I agree with Jeremy. The Pi should be left out of any real time stuff. The one strange part of that is playing sounds. I have had good luck with my Pi playing all the sounds. The Van Halen machine has the equivalent of a slightly under powered Pi zero. (It is using a Raspberry Pi, Model B, v1. Same memory as a Pi Zero but with a much slower processor. ) The analog output from my Pi is atrocious, so I bought a USB to audio dongle (costs about $3). The driver for those set up a DMA channel to move the music to the dongle, so it only slightly affects the performance of the processor. Using pygame as the basis I can play about 5 sounds concurrently, and have a background track going continuously.
In the OPP pinball framework, I believe that I use 3 threads. 1 thread deals with the serial communications. 1 thread updates the backglass by blitting as small of an area as possible. (If only updating the second players score, don't redraw the whole backglass, but simply blit the rectangle that contains the score portion.) The last thread runs the rules for the pinball machine. (Timers, looks at the last read values of inputs, posts flags to send new serial commands, etc.). Python suffers from a global interpreter lock, but that separation of processing has served me well.
A Pi 2 and certainly a Pi 3 should have enough horsepower to do what you are trying to do. I assume that none of your communication is bit banged. If it is bit banged, it can take a lot of time.

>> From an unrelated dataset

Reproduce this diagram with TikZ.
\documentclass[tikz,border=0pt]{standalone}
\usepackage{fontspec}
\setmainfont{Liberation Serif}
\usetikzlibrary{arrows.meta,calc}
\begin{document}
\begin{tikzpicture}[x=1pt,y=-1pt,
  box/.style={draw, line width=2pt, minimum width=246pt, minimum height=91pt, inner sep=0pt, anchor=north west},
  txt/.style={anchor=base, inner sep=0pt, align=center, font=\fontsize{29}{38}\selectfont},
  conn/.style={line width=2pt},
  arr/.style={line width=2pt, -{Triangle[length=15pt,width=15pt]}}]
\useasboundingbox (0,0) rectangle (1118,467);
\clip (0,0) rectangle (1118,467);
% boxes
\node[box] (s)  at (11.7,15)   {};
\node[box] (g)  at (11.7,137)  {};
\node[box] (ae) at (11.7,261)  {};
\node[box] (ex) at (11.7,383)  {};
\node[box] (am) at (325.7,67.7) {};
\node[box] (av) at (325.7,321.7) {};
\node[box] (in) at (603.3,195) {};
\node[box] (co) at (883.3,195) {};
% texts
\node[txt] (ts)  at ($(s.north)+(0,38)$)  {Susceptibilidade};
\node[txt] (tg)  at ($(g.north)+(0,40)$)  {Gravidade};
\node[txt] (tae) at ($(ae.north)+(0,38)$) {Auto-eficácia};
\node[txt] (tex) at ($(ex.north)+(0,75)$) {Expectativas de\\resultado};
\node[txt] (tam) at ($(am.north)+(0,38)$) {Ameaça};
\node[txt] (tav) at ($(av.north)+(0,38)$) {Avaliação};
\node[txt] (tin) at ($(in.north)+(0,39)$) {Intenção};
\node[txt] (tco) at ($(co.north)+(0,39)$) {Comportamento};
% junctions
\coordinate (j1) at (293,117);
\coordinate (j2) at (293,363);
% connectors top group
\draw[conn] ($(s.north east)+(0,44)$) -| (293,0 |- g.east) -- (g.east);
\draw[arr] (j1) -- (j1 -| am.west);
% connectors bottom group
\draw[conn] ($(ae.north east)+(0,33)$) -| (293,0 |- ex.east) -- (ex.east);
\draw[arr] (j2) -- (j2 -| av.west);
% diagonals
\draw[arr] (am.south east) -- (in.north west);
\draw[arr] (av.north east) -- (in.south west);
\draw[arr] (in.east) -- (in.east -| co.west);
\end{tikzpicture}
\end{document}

On the lamp matrices, some machines have them, and some do not. Dolly did not have a matrix, but each lamp was individually brought to a low side switch to turn it on/off. In the old Bally hardware, an I/O expander (similar to your bit shifter), was used to turn the lamps on/off. The I/O expander had a parallel interface to the processor with a chip select to update the values, so it could happen very quickly. With the arduino, it probably uses a parallel to serial converter in hardware in the processor, then the shift register just converts it back to parallel.